Dündar and Gül were arrested on November 26, 2015, in connection with reports published in Cumhuriyet in May and June 2015 that alleged Turkey's National Intelligence Organization (MIT) had transferred weapons to Syria under the cover of humanitarian aid. President Recep Tayyip Erdoğan, who is a complainant against Dündar, in July 2015 told state broadcaster TRT: "The individual who has reported this as an exclusive story will pay a high price... I will not let him go."

The legal team for Dündar and Gül on February 17 petitioned the Constitutional Court for their release. The court's judges on Thursday agreed, by a vote of 12 to 3, with the lawyers' argument that articles 19 and 26 of Turkey's Constitution, which guarantee the rights to personal liberty and to freedom of expression, respectively, had been violated.

Presidential spokesman İbrahim Kalın, asked at a press conference today for comment on Dündar and Gül's release, stressed to journalists that the court's decision was "not a decision of acquittal, but a decision to release [pending trial]; the trial goes on." Kalın compared the journalists' situation to that of Wikileaks founder Julian Assange, who, fearing deportation to Sweden to face questioning on rape allegations, has taken refuge in Ecuador's embassy in London since June 2012, or Chelsea Manning, who is serving a 35-year sentence in the United States for leaking classified documents to the website Wikileaks.
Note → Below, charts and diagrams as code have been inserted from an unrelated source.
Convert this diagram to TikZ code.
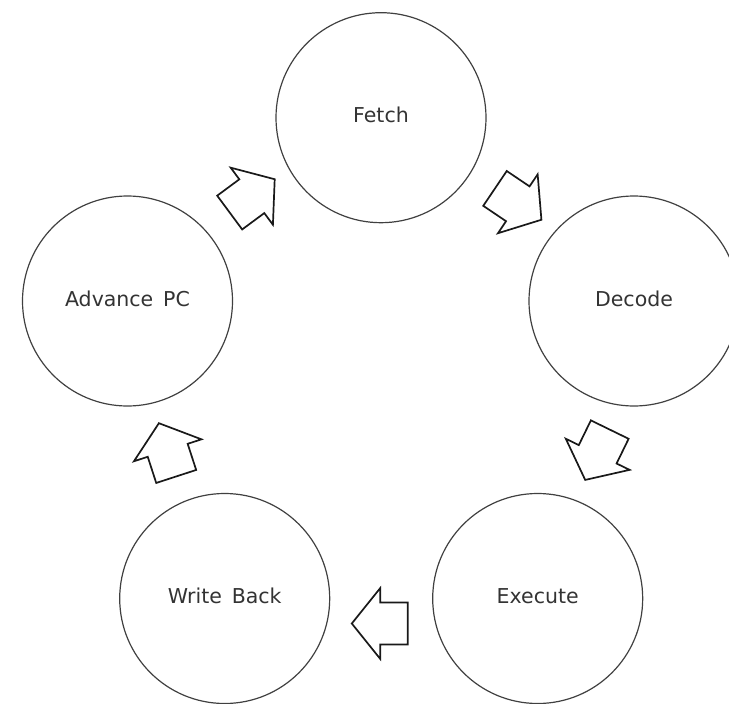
\documentclass[tikz,border=0pt]{standalone}
\usepackage{fontspec}
\setmainfont{DejaVu Sans}
\begin{document}
\begin{tikzpicture}[x=1pt,y=-1pt,
  stage/.style={circle, draw=black!75, line width=1.2pt, minimum size=210pt,
    inner sep=0pt, text depth=5pt, font=\fontsize{20.5pt}{24pt}\selectfont, text=black!80},
  arrowline/.style={draw=black!90, line width=1.7pt, line join=miter, fill=white},
  pics/blockarrow/.style={code={
    \draw[arrowline] (-27.5,-21) -- (0,-21) -- (0,-35.5) -- (28.5,0)
      -- (0,35.5) -- (0,21) -- (-27.5,21) -- cycle;}}]
\useasboundingbox (0,0) rectangle (729,704);
\clip (0,0) rectangle (729,704);

% the five stages of the cycle
\node[stage] (fetch)   at (381,117.7) {Fetch};
\node[stage] (decode)  at (634,301)   {Decode};
\node[stage] (execute) at (537.7,598.5) {Execute};
\node[stage] (wback)   at (224.7,598.5) {Write\, Back};
\node[stage] (advpc)   at (127.5,301)   {Advance\, PC};

% hollow block arrows between consecutive stages
\pic[rotate=36.5]  at (251.8,196.2) {blockarrow};
\pic[rotate=-34]   at (517.8,203.8) {blockarrow};
\pic[rotate=-116]  at (597.7,454.3) {blockarrow};
\pic[rotate=180]   at (380.3,623.5) {blockarrow};
\pic[rotate=108]   at (167.7,450.3) {blockarrow};
\end{tikzpicture}
\end{document}
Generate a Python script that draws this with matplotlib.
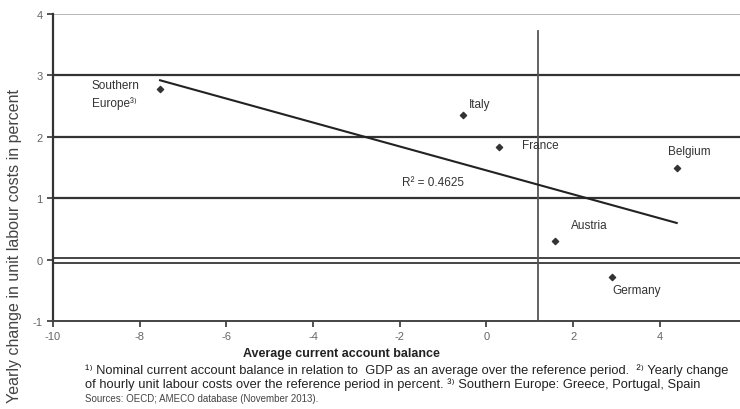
import numpy as np
import matplotlib
matplotlib.use("Agg")
import matplotlib.pyplot as plt

# =========================
# Data
# =========================

countries = ["Southern\nEurope³⁾", "Italy", "France", "Belgium", "Austria", "Germany"]
current_account = [-7.53, -0.53, 0.30, 4.39, 1.59, 2.89]
ulc_change = [2.78, 2.36, 1.84, 1.50, 0.31, -0.29]
r_squared_text = "R² = 0.4625"

x_ticks = [-10, -8, -6, -4, -2, 0, 2, 4]
y_ticks = [-1, 0, 1, 2, 3, 4]
vline_x = 1.2

footnote_1 = "¹⁾ Nominal current account balance in relation to  GDP as an average over the reference period.  ²⁾ Yearly change"
footnote_2 = "of hourly unit labour costs over the reference period in percent. ³⁾ Southern Europe: Greece, Portugal, Spain"
sources = "Sources: OECD; AMECO database (November 2013)."

FONT = ["Liberation Sans", "DejaVu Sans"]
plt.rcParams["font.family"] = FONT
plt.rcParams["axes.unicode_minus"] = False

# =========================
# Figure
# =========================

fig = plt.figure(figsize=(7.4, 4.1), dpi=100)
ax = fig.add_axes([0.0716, 0.2146, 0.9284, 0.7488])

ax.set_xlim(-10, 5.85)
ax.set_ylim(-1, 4)

# horizontal grid lines
for y in [1, 2, 3]:
    ax.axhline(y, color="#333333", lw=1.6, zorder=1)
ax.axhline(4, color="#aaaaaa", lw=1.2, zorder=1)
ax.axhline(0.02, color="#444444", lw=1.4, zorder=1)
ax.axhline(-0.06, color="#444444", lw=1.4, zorder=1)

# vertical reference line
ax.plot([vline_x, vline_x], [-1, 3.72], color="#555555", lw=1.3, zorder=1)

# trend line
slope, intercept = np.polyfit(current_account, ulc_change, 1)
xs = np.array([min(current_account), max(current_account)])
ax.plot(xs, slope * xs + intercept, color="#222222", lw=1.5, zorder=2)

ax.scatter(current_account, ulc_change, marker="D", s=10, color="#333333", zorder=3)

# point labels
label_pos = {
    "Southern\nEurope³⁾": (-9.1, 2.70, "left", "center"),
    "Italy": (-0.4, 2.53, "left", "center"),
    "France": (0.83, 1.86, "left", "center"),
    "Belgium": (4.18, 1.77, "left", "center"),
    "Austria": (1.96, 0.57, "left", "center"),
    "Germany": (2.9, -0.49, "left", "center"),
}
for name in countries:
    x, y, ha, va = label_pos[name]
    ax.text(x, y, name, ha=ha, va=va, fontsize=8.5, color="#333333", linespacing=1.5)

ax.text(-1.95, 1.27, r_squared_text, fontsize=8.5, color="#333333", va="center")

# axes styling
ax.spines["top"].set_visible(False)
ax.spines["right"].set_visible(False)
ax.spines["left"].set_color("#333333")
ax.spines["left"].set_linewidth(1.6)
ax.spines["bottom"].set_color("#444444")
ax.spines["bottom"].set_linewidth(1.4)
ax.set_xticks(x_ticks)
ax.set_yticks(y_ticks)
ax.tick_params(axis="both", direction="out", length=4, width=1.2, color="#333333",
               labelsize=8, labelcolor="#666666")

ax.set_xlabel("Average current account balance", fontsize=9, fontweight="bold",
              color="#222222", labelpad=2)
ax.xaxis.set_label_coords(0.42, -0.085)

fig.text(0.02, 0.40, "Yearly change in unit labour costs in percent", rotation=90,
         ha="center", va="center", fontsize=11.5, color="#444444")

fig.text(0.115, 0.097, footnote_1, fontsize=9.3, color="#222222", va="center")
fig.text(0.115, 0.062, footnote_2, fontsize=9.3, color="#222222", va="center")
fig.text(0.115, 0.027, sources, fontsize=7, color="#444444", va="center")

fig.savefig("out.png", dpi=100)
Turkey was among the world's worst jailers of journalists in 2015, with 14 imprisoned at the time of CPJ's annual census of jailed journalists on December 1. On February 24, Turkish media reported that Rohat Aktaş, a news editor for the Kurdish-language daily Azadiya Welat, had died after being trapped in a building with a gunshot wound he suffered on January 22 while covering fighting in the southern city of Cizre. Turkish police have arrested at least seven Kurdish journalists since December 1.

EDITOR'S NOTE: This text has been updated to clarify that the travel ban on the journalists was imposed by Istanbul's 14th Court for Serious Crimes.